REQUIRED TASK: Gather up all lines that carry the word "chart".
+++ RECORDS FOR THIS TASK +++
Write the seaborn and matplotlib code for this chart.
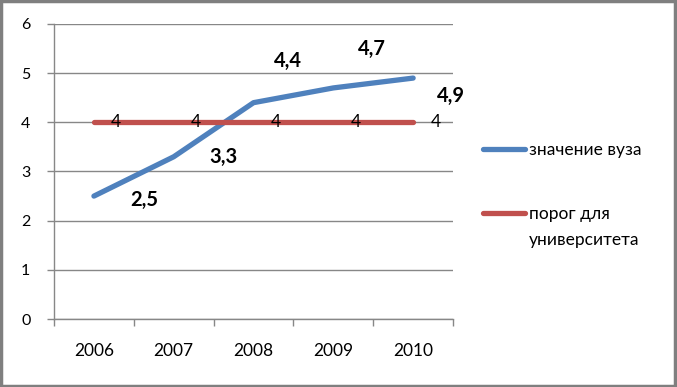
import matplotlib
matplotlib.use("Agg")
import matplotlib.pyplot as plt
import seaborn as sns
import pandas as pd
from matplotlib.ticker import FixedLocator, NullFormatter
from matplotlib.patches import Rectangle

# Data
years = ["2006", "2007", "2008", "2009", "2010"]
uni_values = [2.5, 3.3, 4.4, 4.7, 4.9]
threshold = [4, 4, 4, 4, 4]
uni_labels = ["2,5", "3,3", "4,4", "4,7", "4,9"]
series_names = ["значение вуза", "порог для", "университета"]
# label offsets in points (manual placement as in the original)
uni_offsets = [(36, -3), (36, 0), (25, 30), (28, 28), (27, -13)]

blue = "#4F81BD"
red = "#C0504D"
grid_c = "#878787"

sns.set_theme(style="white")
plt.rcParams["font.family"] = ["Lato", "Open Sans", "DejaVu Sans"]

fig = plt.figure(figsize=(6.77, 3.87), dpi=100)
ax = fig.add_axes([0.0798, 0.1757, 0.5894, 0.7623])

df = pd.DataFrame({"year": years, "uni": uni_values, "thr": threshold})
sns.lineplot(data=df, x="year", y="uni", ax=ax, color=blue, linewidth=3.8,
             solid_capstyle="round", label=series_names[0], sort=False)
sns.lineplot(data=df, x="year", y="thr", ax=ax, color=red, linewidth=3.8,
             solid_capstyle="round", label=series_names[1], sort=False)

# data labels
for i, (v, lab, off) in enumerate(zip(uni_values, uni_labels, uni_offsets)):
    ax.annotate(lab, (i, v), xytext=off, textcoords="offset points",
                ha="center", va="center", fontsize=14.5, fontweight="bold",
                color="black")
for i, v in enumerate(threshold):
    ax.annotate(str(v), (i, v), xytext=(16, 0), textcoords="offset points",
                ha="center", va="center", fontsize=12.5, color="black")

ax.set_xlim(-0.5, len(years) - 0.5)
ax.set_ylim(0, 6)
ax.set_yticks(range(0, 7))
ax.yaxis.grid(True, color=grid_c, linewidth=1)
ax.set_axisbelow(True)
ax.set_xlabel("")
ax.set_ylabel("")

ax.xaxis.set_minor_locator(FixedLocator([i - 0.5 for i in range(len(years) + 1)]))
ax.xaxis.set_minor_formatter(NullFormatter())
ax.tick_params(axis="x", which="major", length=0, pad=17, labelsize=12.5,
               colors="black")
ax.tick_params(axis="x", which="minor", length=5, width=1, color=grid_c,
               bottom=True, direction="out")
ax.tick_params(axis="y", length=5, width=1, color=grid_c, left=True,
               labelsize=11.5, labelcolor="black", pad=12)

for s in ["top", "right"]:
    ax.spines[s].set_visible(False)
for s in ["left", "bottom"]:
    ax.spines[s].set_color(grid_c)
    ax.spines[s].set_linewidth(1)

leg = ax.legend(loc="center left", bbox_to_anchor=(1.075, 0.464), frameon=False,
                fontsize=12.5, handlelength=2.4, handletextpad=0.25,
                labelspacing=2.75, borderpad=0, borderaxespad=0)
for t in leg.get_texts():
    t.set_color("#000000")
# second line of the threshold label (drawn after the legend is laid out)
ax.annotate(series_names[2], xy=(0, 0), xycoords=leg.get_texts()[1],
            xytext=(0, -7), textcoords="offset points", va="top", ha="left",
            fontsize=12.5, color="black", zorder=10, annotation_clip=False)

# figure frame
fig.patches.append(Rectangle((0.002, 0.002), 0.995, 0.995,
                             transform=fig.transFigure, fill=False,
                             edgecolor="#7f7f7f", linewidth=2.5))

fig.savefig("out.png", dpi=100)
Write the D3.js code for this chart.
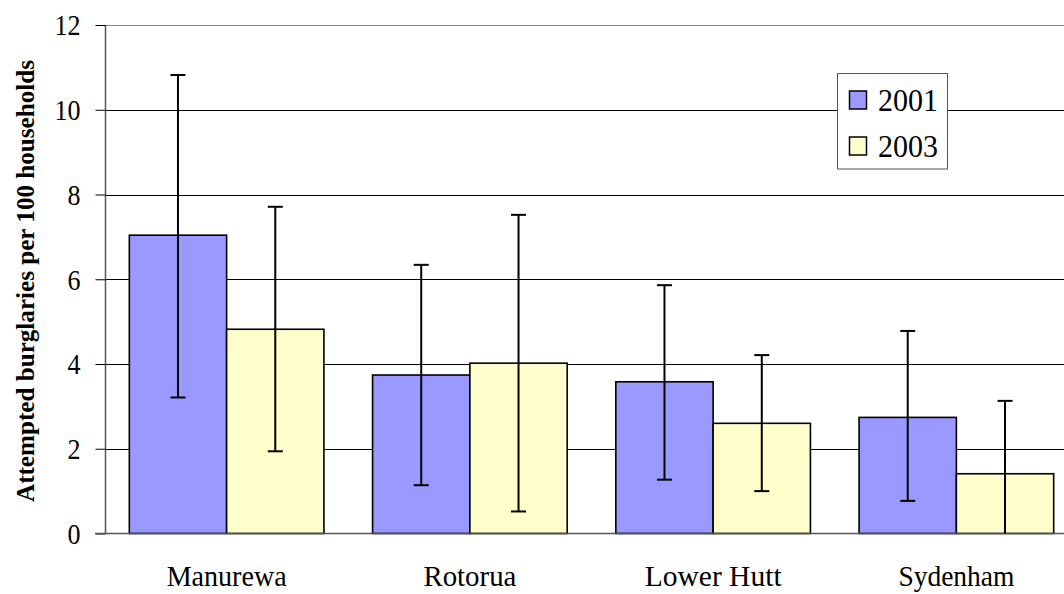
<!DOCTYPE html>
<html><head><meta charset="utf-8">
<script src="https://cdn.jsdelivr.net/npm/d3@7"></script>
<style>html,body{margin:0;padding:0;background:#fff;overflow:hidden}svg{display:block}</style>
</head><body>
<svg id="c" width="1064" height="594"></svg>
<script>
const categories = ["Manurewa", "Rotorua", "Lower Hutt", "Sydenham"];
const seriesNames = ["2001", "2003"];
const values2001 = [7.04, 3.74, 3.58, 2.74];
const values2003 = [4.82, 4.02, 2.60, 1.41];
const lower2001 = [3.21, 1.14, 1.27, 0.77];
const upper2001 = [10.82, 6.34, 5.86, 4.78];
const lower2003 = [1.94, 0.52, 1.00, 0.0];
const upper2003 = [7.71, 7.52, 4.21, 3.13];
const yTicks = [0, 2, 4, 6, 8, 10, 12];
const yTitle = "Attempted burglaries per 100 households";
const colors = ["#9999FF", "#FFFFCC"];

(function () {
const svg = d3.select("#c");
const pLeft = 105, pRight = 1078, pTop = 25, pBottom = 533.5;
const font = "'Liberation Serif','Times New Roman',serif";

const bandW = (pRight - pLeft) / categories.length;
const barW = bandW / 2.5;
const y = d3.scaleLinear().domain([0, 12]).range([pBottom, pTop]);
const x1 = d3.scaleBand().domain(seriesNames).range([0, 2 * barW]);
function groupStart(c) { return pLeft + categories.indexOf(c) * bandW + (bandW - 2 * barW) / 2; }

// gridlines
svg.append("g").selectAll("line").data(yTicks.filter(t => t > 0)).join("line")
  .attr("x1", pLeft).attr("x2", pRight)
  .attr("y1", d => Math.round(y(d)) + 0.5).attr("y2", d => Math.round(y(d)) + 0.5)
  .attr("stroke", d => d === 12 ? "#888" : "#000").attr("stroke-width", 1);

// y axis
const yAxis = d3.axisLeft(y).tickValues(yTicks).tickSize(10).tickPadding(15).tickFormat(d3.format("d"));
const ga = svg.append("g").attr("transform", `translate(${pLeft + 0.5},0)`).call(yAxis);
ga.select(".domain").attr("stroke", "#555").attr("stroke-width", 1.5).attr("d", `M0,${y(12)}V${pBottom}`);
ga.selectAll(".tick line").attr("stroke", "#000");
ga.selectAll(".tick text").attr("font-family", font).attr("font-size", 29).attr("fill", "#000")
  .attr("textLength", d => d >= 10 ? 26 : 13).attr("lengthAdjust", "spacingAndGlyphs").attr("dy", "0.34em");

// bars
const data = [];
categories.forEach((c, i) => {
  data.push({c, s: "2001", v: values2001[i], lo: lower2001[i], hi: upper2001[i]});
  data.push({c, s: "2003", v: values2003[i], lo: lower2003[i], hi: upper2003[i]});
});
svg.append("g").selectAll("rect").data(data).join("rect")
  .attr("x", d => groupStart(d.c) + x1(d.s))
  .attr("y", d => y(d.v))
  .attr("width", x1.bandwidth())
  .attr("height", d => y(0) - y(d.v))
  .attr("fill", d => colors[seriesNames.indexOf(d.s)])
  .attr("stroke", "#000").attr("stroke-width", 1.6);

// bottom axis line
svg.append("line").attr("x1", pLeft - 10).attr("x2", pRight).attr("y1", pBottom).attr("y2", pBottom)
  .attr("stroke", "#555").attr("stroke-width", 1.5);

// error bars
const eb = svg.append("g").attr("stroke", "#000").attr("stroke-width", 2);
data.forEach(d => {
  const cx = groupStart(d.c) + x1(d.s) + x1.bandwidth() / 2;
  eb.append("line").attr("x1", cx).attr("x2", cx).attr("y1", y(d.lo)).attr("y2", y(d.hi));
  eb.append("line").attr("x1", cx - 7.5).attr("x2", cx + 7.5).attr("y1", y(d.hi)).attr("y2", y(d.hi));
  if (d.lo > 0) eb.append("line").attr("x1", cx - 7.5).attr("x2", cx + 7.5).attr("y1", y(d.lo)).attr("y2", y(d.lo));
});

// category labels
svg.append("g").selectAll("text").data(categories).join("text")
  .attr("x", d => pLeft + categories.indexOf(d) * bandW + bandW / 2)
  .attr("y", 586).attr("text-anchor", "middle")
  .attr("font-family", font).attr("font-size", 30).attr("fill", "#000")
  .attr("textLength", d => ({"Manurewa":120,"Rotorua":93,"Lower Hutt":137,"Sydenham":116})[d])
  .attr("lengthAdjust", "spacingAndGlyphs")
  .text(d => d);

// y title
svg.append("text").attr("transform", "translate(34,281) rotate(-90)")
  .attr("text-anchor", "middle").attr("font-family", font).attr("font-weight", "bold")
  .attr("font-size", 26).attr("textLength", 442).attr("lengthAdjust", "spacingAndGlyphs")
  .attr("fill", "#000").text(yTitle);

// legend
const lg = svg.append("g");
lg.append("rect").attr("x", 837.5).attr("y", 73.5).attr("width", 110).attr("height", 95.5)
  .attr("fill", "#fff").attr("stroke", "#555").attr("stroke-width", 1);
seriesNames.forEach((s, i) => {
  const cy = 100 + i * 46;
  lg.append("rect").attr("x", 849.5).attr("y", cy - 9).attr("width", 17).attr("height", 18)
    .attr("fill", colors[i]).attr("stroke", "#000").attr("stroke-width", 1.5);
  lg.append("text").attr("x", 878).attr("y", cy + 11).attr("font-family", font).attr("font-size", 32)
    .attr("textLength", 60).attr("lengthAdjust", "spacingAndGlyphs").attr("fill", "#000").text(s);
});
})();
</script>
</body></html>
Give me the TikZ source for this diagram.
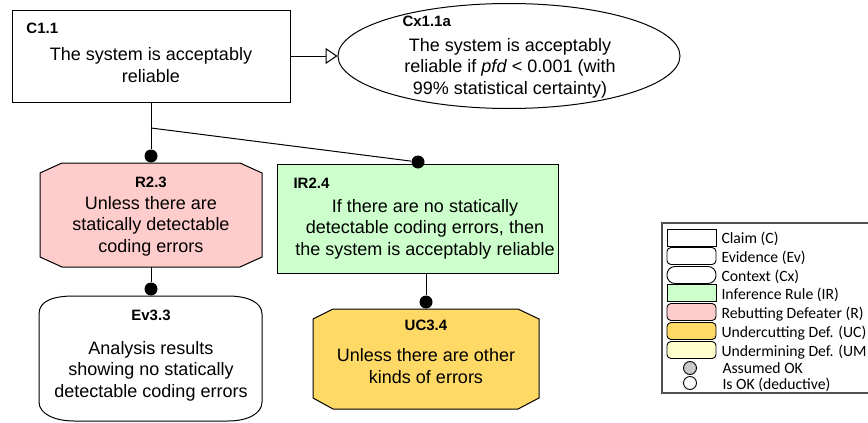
+++
WRITTEN ANSWER:
Write the seaborn and matplotlib code for this chart.
Write the D3.js code for this chart.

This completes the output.